Defunct railway station in New Zealand

Middleton railway station was a short-lived rural flag station in the Wairarapa region of New Zealand’s North Island. It was located on the Wairarapa Line between the stations of Clareville (to the south) and Waingawa (to the north) near what was known as West Taratahi Road (now Wiltons Road). It opened in 1880 but was closed just over a decade later in 1891.

== History ==
Following the opening of the Greytown Branch in May 1880, construction of the line northwards steadily progressed towards Masterton. The first train was able to cross the Waingawa River in late July and a station had been erected at Middleton by the end of August.
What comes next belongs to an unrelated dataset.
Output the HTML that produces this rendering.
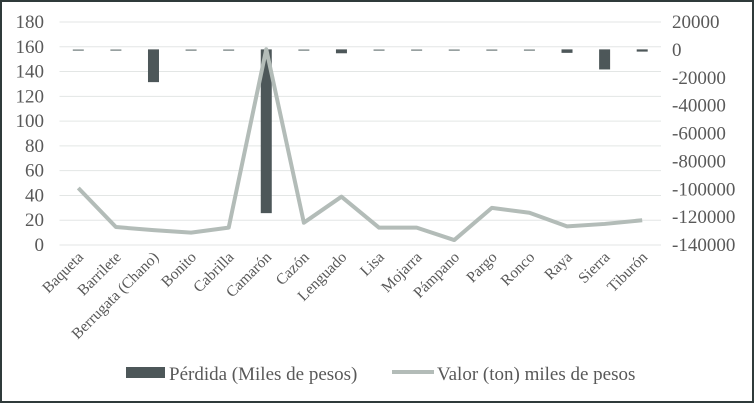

The station opened to all traffic along with the Woodside – Masterton section of the line on 1 November 1880.

Facilities at Middleton were few and consisted of a platform and passenger shelter. The Working Timetable also lists a loading bank and up to two private sidings were also listed though not after 1884.

Freight traffic didn't officially begin until 1881 by which time the station had been receiving passenger trains for several months. The station was last listed in the October 1889 Working Timetable and was closed to all traffic from 1 July 1891. See NZR notice of 3 June 1881

The station was located in between the rural settlements of East and West Taratahi. However, the station does not seem to ever have been referred to as Taratahi; it was instead Waingawa which bore the name Taratahi until 1921. There is some evidence to the contrary however, such as a modern list of Wairarapa stations that lists a Taratahi station 1.23 km south of Middleton that had been closed.